Dr. Satendra Nandan began his talk by underlining the significance of Commonwealth Literature Studies programmes. He recounted how he first came across this breed of writers at the University of Leeds when he registered for a course offered by Prof. C.D. Narasimhaiah. He hadn't read even Indian writers in English when he had studied at an Indian University earlier. Reading Commonwealth Literature changed his life because it gave him the confidence to write about his own experience, made him realise how important this articulation was. Fiji had no written literatures and the Mahabharata and the Ramayana were such overwhelming and powerful texts, they prevented people from seeing the world around them.

He argued for a redefinition of Literature Studies programmes; moving away from the traditional English concept to that of Culture Studies. He noted that though he had floated the idea long ago, there still was no centre established to conduct and collate research on the Indian diaspora. He pointed to the ignorance among even the intellectual community about the nature and fate of Fiji Indians, and the nature of the coup that took place in Fiji.

Dr. Nandan then through description of his own career showed how a writer has to be political because all writers believe in values and have to constantly challenge and redefine those they see as wrong. Being the first writer in Fiji (both as a poet and a novelist) he spoke for and about the Indian community articulating a new consciousness of rootlessness and fragmentation.

He said that the "migrant" was a metaphor for man.

Migration means more than people moving across frontiers, it also includes the movement of ideas. The migrant experience is like the putting forth of new roots by a banyan tree. The migrant writer is now involved in a reconstitution of fragmentation, in accessing a new world instead of bits of the world.

Dr.Nandan asked what a writer should do in a situation like Fiji's which threatened a second deracination-react with silence, exile and cunning? He replied that writers have a very important role to play to force people to see the truth. He expressed his disappointment with the academicians in Australia and New Zealand who don't see the reality of Fiji. The Fijian writer has to examine the myths created by Europeans which still exercise their influence-e.g. that of the South-Pacific paradise.
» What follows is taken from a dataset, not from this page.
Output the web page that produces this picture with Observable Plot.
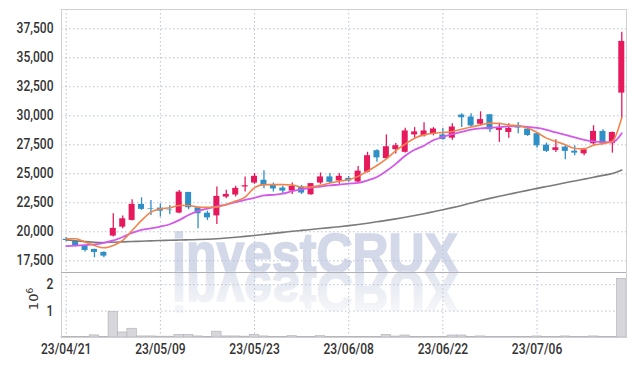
<!DOCTYPE html>
<html><head><meta charset="utf-8">
<script src="https://cdn.jsdelivr.net/npm/d3@7"></script>
<script src="https://cdn.jsdelivr.net/npm/@observablehq/plot@0.6"></script>
<style>
body{margin:0;background:#fff;}
#wrap{position:relative;width:634px;height:366px;overflow:hidden;}
#wrap > svg{position:absolute;left:0;}
</style></head><body><div id="wrap"></div>
<script>
const dates = ["23/04/21","23/04/24","23/04/25","23/04/26","23/04/27","23/04/28",
"23/05/02","23/05/03","23/05/04","23/05/08","23/05/09","23/05/10","23/05/11","23/05/12","23/05/15","23/05/16","23/05/17","23/05/18","23/05/19","23/05/22","23/05/23","23/05/24","23/05/25","23/05/26","23/05/30","23/05/31",
"23/06/01","23/06/02","23/06/05","23/06/07","23/06/08","23/06/09","23/06/12","23/06/13","23/06/14","23/06/15","23/06/16","23/06/19","23/06/20","23/06/21","23/06/22","23/06/23","23/06/26","23/06/27","23/06/28","23/06/29","23/06/30",
"23/07/03","23/07/04","23/07/05","23/07/06","23/07/07","23/07/10","23/07/11","23/07/12","23/07/13","23/07/14","23/07/17","23/07/18","23/07/19"];
const open  = [19350,19200,18820,18480,18220,19630,20400,20980,22360,22000,22040,21870,21610,23390,22070,21600,21370,22990,23170,23860,24200,24440,24000,23770,23510,23860,23190,24200,24730,24380,24600,24290,25140,26990,26310,27080,26850,28350,28270,28410,28350,28070,30060,29890,29270,30090,28740,28560,29170,28850,28450,27470,27010,27300,26950,26720,27590,28650,27590,31950];
const high  = [19500,19250,18850,18500,18280,21550,21350,22760,22930,22700,22410,22270,23560,23400,22100,21780,23860,23570,23920,24730,25020,25250,24200,23920,24200,24000,24150,25070,25020,25020,24770,25630,26850,27080,28350,27620,28920,28980,29400,28980,28920,29320,30170,30170,30340,30090,29370,29310,29430,29020,28560,27640,27930,27410,27410,27210,29140,28790,28600,37190];
const low   = [19150,18700,18250,17760,17760,19540,20260,20920,21840,21410,21270,21470,21550,21900,20260,20970,20620,22850,22990,23430,24090,23710,23430,23220,23220,23220,23140,24090,24150,24090,24260,24210,25060,26000,26220,26710,26790,28070,28180,28270,27900,27900,28980,28980,29120,28560,27700,28070,28450,28220,27210,26840,26840,26210,26550,26550,27470,27500,26780,29800];
const close = [19250,18800,18390,18220,17900,20290,21120,22360,21930,21950,21780,21830,23420,22070,21550,21200,23050,23220,23740,23970,24780,23970,23690,23510,23920,23340,24150,24730,24260,24780,24380,25230,26560,26370,27330,27420,28690,28610,28690,28860,27960,29030,29830,29120,29670,28790,28990,28910,28940,28300,27410,26930,27240,26930,26780,27070,28650,27590,28560,36410];
const volume = [20000,15000,20000,80000,15000,960000,190000,330000,40000,40000,30000,30000,100000,100000,40000,15000,220000,40000,40000,30000,100000,40000,15000,15000,50000,25000,15000,50000,25000,15000,20000,25000,20000,20000,100000,35000,75000,20000,20000,20000,20000,75000,75000,25000,40000,20000,15000,20000,20000,20000,40000,20000,20000,40000,15000,15000,40000,20000,15000,2220000];
const ma5   = [19398,19398,19110,18823,18622,18823,19254,20116,20978,21696,21983,22070,22271,22271,22127,22100,22125,22356,22645,22992,23801,24061,24061,24061,24032,23859,23859,24003,24205,24350,24490,24774,25229,25712,26280,26990,27558,28069,28353,28495,28552,28637,28836,29034,29205,29368,29339,29195,29138,28937,28563,28074,27787,27500,27184,27150,27471,27600,27800,29850];
const ma20  = [18770,18800,18850,18910,19050,19250,19550,19900,20170,20300,20450,20650,21000,21450,21780,22000,22200,22350,22550,22750,22930,23130,23190,23280,23500,23650,23800,23900,24000,24060,24150,24210,24430,24720,25230,25850,26560,27070,27420,27900,28180,28410,28610,28810,28920,28960,29020,29080,29100,29050,28950,28790,28560,28360,28130,27930,27790,27720,27720,28500];
const ma120 = [19300,19230,19150,19100,19080,19100,19130,19160,19190,19220,19250,19270,19290,19310,19330,19360,19400,19460,19530,19600,19680,19770,19860,19950,20040,20120,20200,20280,20360,20440,20530,20630,20740,20860,20980,21110,21250,21400,21560,21730,21900,22080,22270,22480,22690,22880,23060,23230,23400,23570,23740,23900,24060,24220,24380,24540,24700,24860,25020,25320];
const xTicks = ["23/04/21","23/05/09","23/05/23","23/06/08","23/06/22","23/07/06"];
const yTicks = [17500,20000,22500,25000,27500,30000,32500,35000,37500];
const volTicks = [1000000,2000000];

const UP = "#e6195d", DOWN = "#2f8fc7";
const rows = dates.map((d,i)=>({date:d,open:open[i],high:high[i],low:low[i],close:close[i],volume:volume[i],ma5:ma5[i],ma20:ma20[i],ma120:ma120[i]}));
const col = d => d.close >= d.open ? UP : DOWN;
const font = 'Roboto, "DejaVu Sans", sans-serif';
const grid = {stroke:"#b9c0d8", strokeOpacity:1, strokeDasharray:"1.5,2.5", strokeWidth:1};

const wrap = document.getElementById("wrap");
const NS = "http://www.w3.org/2000/svg";
// watermark behind the chart
const wm = document.createElementNS(NS,"svg");
wm.setAttribute("width",634); wm.setAttribute("height",366);
wm.style.top = "0px";
const wmAttrs = `x="172" y="272" font-family="Liberation Sans, Arial, sans-serif" font-weight="bold" font-size="55" textLength="286" lengthAdjust="spacingAndGlyphs" stroke-width="1.6"`;
wm.innerHTML = `<defs><linearGradient id="fade" gradientUnits="userSpaceOnUse" x1="0" y1="272" x2="0" y2="234"><stop offset="0" stop-color="#e1e5ee"/><stop offset="1" stop-color="#f5f6f9"/></linearGradient></defs>
<text ${wmAttrs} fill="#d3d9e8" stroke="#d3d9e8">investCRUX</text>
<text ${wmAttrs} transform="translate(0,544) scale(1,-1)" fill="url(#fade)" stroke="url(#fade)">investCRUX</text>`;
wrap.appendChild(wm);

const common = {width:634, marginLeft:61, marginRight:8,
  style:{background:"transparent", fontFamily:font, fontSize:"14px", fontWeight:500, color:"#333"}};

const price = Plot.plot({
  ...common, height:272, marginTop:9, marginBottom:0,
  x:{type:"band", domain:dates, padding:0, round:false, axis:null},
  y:{domain:[16490,39160], axis:null},
  marks:[
    Plot.gridX(xTicks, grid),
    Plot.gridY(yTicks, grid),
    Plot.axisY(yTicks, {tickSize:0, tickPadding:8, tickFormat:d3.format(","), fill:"#333", label:null}),
    Plot.ruleX(rows, {x:"date", y1:"low", y2:"high", stroke:col, strokeWidth:1.3}),
    Plot.barY(rows, {x:"date", y1:"open", y2:"close", fill:col, insetLeft:1.7, insetRight:1.7}),
    Plot.lineY(rows, {x:"date", y:"ma120", stroke:"#7b7b7b", strokeWidth:1.6, curve:"monotone-x"}),
    Plot.lineY(rows, {x:"date", y:"ma20", stroke:"#d35ae8", strokeWidth:1.8, curve:"monotone-x"}),
    Plot.lineY(rows, {x:"date", y:"ma5", stroke:"#f0844c", strokeWidth:1.6, curve:"monotone-x"}),
    Plot.frame({stroke:"#cfcfd4"})
  ]
});
price.style.top = "0px";
wrap.appendChild(price);

const vol = Plot.plot({
  ...common, height:94, marginTop:0, marginBottom:29,
  x:{type:"band", domain:dates, padding:0, round:false, axis:null},
  y:{domain:[0,2460000], axis:null},
  marks:[
    Plot.gridX(xTicks, grid),
    Plot.gridY(volTicks, grid),
    Plot.barY(rows, {x:"date", y:"volume", fill:"#d7d7db", stroke:"#b5b5ba", strokeWidth:0.7}),
    Plot.axisX(xTicks, {tickSize:0, tickPadding:7, fill:"#333", label:null}),
    Plot.axisY(volTicks, {tickSize:0, tickPadding:8, tickFormat:d=>d/1e6, fill:"#333", label:null}),
    Plot.frame({stroke:"#cfcfd4"}),
    Plot.ruleY([2460000], {stroke:"#b0b0b6"})
  ]
});
vol.style.top = "272px";
wrap.appendChild(vol);

// condense the tick labels (reference uses a narrow face)
for (const svg of [price, vol]) {
  svg.querySelectorAll("g[aria-label^='y-axis tick label'] text, g[aria-label^='x-axis tick label'] text").forEach(t => {
    const w = t.getComputedTextLength();
    t.setAttribute("textLength", (w * 0.86).toFixed(1));
    t.setAttribute("lengthAdjust", "spacingAndGlyphs");
  });
}

// rotated exponent label of the volume axis
const lab = document.createElementNS(NS,"svg");
lab.setAttribute("width",634); lab.setAttribute("height",366);
lab.style.top="0px";
lab.innerHTML = `<text transform="translate(38,299) rotate(-90)" text-anchor="middle" font-family="DejaVu Sans, sans-serif" font-size="13" fill="#333">10<tspan dy="-5" font-size="9">6</tspan></text>`;
wrap.appendChild(lab);
</script></body></html>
The world of reality was of course very different.

The writer is like Lord Shiva, he said. She/he has to drink the poison and reflect. His/her duty is to make others recognise evil. He stressed that creativity is the most potent weapon against any party. The indigenous and the migrant are two eyes in the vision of the Fijian.

In the lively discussion that followed, Dr. Satendra Nandan reiterated that if he hadn't read V.S. Naipaul, he wouldn't have felt his environment was significant. New writings have changed the very definition of English literature, he said taking the example of Salman Rushdie. When Harish Narang and others questioned the need to extend the frontiers of Commonwealth Literature Studies pointing to the objectionable nature of colonial and post-colonial interventions by Britain, Dr. Nandan said that English was no longer the language of the English alone. He also said that he finds "Commonwealth" a more acceptable term than "Post-Colonial" or "New Literatures in English".
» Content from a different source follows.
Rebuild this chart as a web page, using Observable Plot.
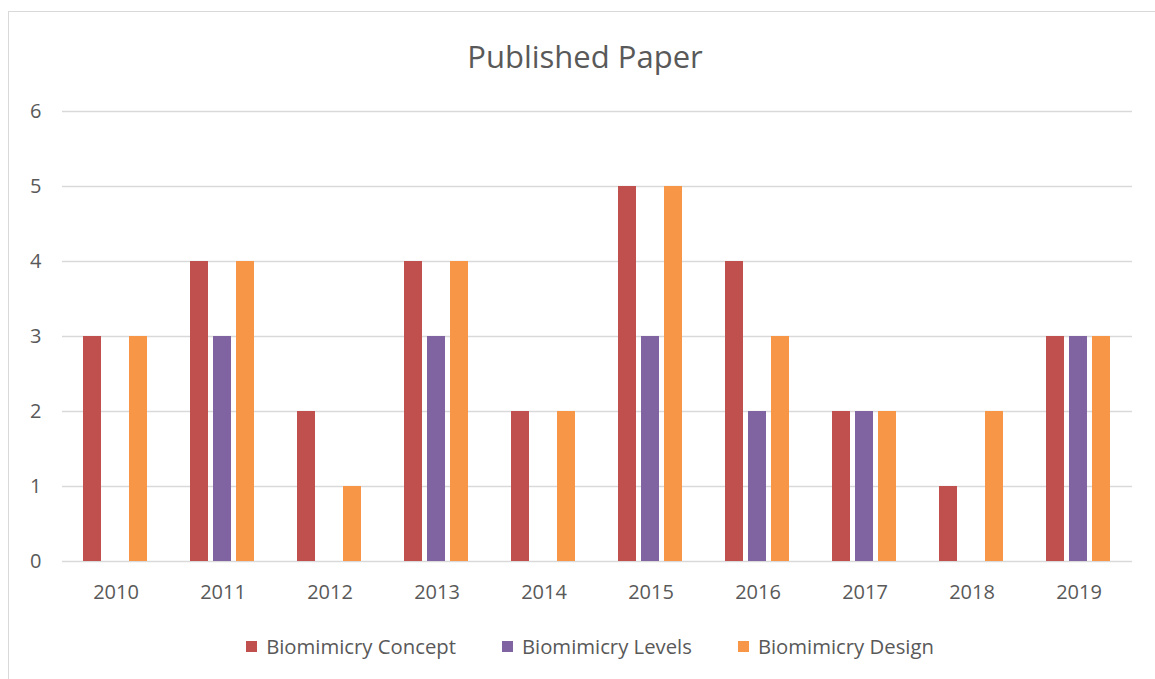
<!DOCTYPE html>
<html>
<head>
<meta charset="utf-8">
<script src="https://cdn.jsdelivr.net/npm/d3@7"></script>
<script src="https://cdn.jsdelivr.net/npm/@observablehq/plot@0.6"></script>
<style>
  html, body { margin: 0; padding: 0; background: #fff; overflow: hidden; }
  body { width: 1155px; height: 679px; position: relative; font-family: "Open Sans", sans-serif; color: #595959; }
  #frame { position: absolute; left: 8px; top: 11px; width: 1170px; height: 720px; border: 1.5px solid #d9d9d9; box-sizing: border-box; }
  #title { position: absolute; left: 0; top: 36px; width: 1170px; text-align: center; font-size: 31px; line-height: 40px; color: #595959; }
  #chart { position: absolute; left: 0; top: 0; }
  #legend { position: absolute; left: 0; top: 632px; width: 1180px; display: flex; justify-content: center; gap: 46px; font-size: 20.3px; line-height: 28px; }
  .item { display: flex; align-items: center; }
  .sw { width: 11px; height: 11px; margin-right: 9px; }
</style>
</head>
<body>
<div id="frame"></div>
<div id="title">Published Paper</div>
<div id="chart"></div>
<div id="legend"></div>
<script>
const years = ["2010","2011","2012","2013","2014","2015","2016","2017","2018","2019"];
const seriesNames = ["Biomimicry Concept","Biomimicry Levels","Biomimicry Design"];
const seriesColors = ["#C0504D","#8064A2","#F79646"];
const conceptValues = [3,4,2,4,2,5,4,2,1,3];
const levelsValues  = [0,3,0,3,0,3,2,2,0,3];
const designValues  = [3,4,1,4,2,5,3,2,2,3];
const yTicks = [0,1,2,3,4,5,6];

const valuesBySeries = [conceptValues, levelsValues, designValues];
const rows = [];
years.forEach((yr, i) => {
  seriesNames.forEach((s, j) => rows.push({year: yr, series: s, value: valuesBySeries[j][i]}));
});

const chart = Plot.plot({
  width: 1155,
  height: 620,
  marginLeft: 61,
  marginRight: 22,
  marginTop: 111,
  marginBottom: 59,
  style: {fontFamily: "Open Sans, sans-serif", fontSize: "20px", color: "#595959", background: "transparent", overflow: "visible"},
  fx: {domain: years, padding: 0, label: null, tickSize: 0, tickPadding: 23},
  x: {domain: seriesNames, axis: null, paddingInner: 0.2, paddingOuter: 0.9},
  y: {domain: [0, 6], ticks: yTicks, tickFormat: d3.format("d"), tickSize: 0, tickPadding: 21, label: null},
  color: {domain: seriesNames, range: seriesColors},
  marks: [
    Plot.ruleY(yTicks, {stroke: "#d9d9d9", strokeWidth: 1.5}),
    Plot.barY(rows, {fx: "year", x: "series", y: "value", fill: "series"})
  ]
});
document.getElementById("chart").appendChild(chart);

const legend = document.getElementById("legend");
seriesNames.forEach((s, j) => {
  const item = document.createElement("div");
  item.className = "item";
  const sw = document.createElement("span");
  sw.className = "sw";
  sw.style.background = seriesColors[j];
  const t = document.createElement("span");
  t.textContent = s;
  item.appendChild(sw);
  item.appendChild(t);
  legend.appendChild(item);
});
</script>
</body>
</html>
When Ranga Rao asked him whether India was an area of darkness to him too, Dr. Nandan replied that he had found his light here (referring to his Indian wife, Jyoti). He then said that Naipaul's experience was different and went on to say that usually Indian migrants carry little Indias with them and cannot come to terms with the larger India. He also said that he was not a believer in the Great Indian Tradition for after all his grand parents had been expelled by that very tradition. But, he said, India was his second home.

He then answered questions on colonization, canonization, and acceptance of immigrant writings in various national literatures. He felt that one should not deny the past, even colonial. He also said that the British Empire wasn't the longest empire. Canonization and acceptace are a matter of time and he warned that we were in no position to moralize to others! The session ended with Dr. Nandan reading out a poem "Siddharth" from his collection, Voices in the River. A Vote of Thanks was proposed by S.K. Sareen.